This article may be cited as Uniform Commercial Code—Documents of Title.
Source:Laws 2005, LB 570, § 57.
Prior Uniform Statutory Provision: Former section 7-101.
Changes: Revised for style only.
This article is a revision of the 1962 official text with comments as amended since 1962. The 1962 official text was a consolidation and revision of the Uniform Warehouse Receipts Act and the Uniform Bills of Lading Act, and embraced the provisions of the Uniform Sales Act relating to negotiation of documents of title.
This article does not contain the substantive criminal provisions found in the Uniform Warehouse Receipts and Bills of Lading Acts. These criminal provisions are inappropriate to a commercial code, and for the most part duplicate portions of the ordinary criminal law relating to frauds. This revision deletes the former section 7-105 that provided that courts could apply a rule from parts 2 and 3 by analogy to a situation not explicitly covered in the provisions on warehouse receipts or bills of lading when it was appropriate. This is, of course, an unexceptional proposition and need not be stated explicitly in the statute. Thus former section 7-105 has been deleted. Whether applying a rule by analogy to a situation is appropriate depends upon the facts of each case.

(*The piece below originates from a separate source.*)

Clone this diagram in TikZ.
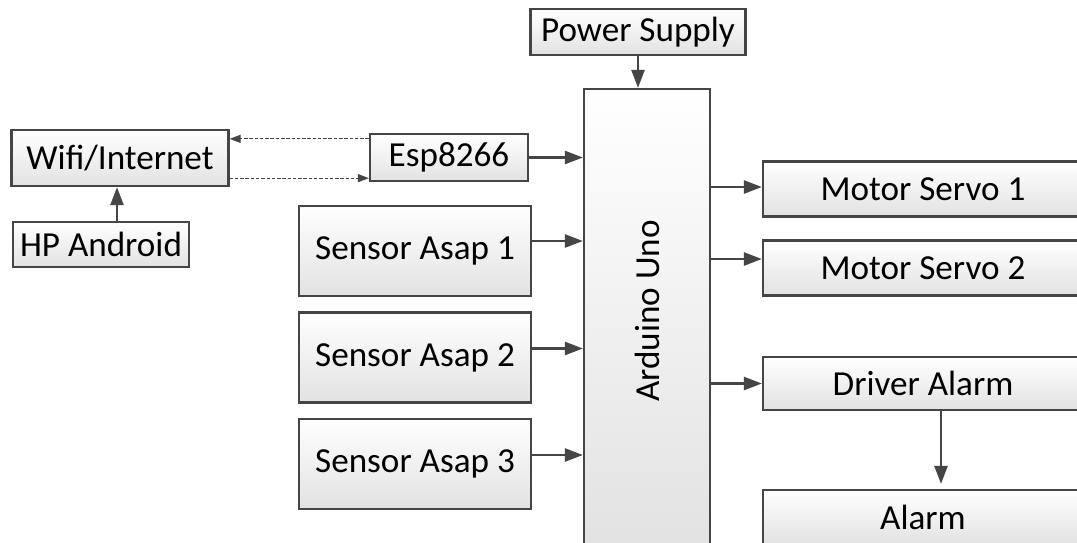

The article does not attempt to define the tort liability of bailees, except to hold certain classes of bailees to a minimum standard of reasonable care. For important classes of bailees, liabilities in case of loss, damages, or destruction, as well as other legal questions associated with particular documents of title, are governed by federal statutes, international treaties, and in some cases regulatory state laws, which supersede the provisions of this article in case of inconsistency. See section 7-103.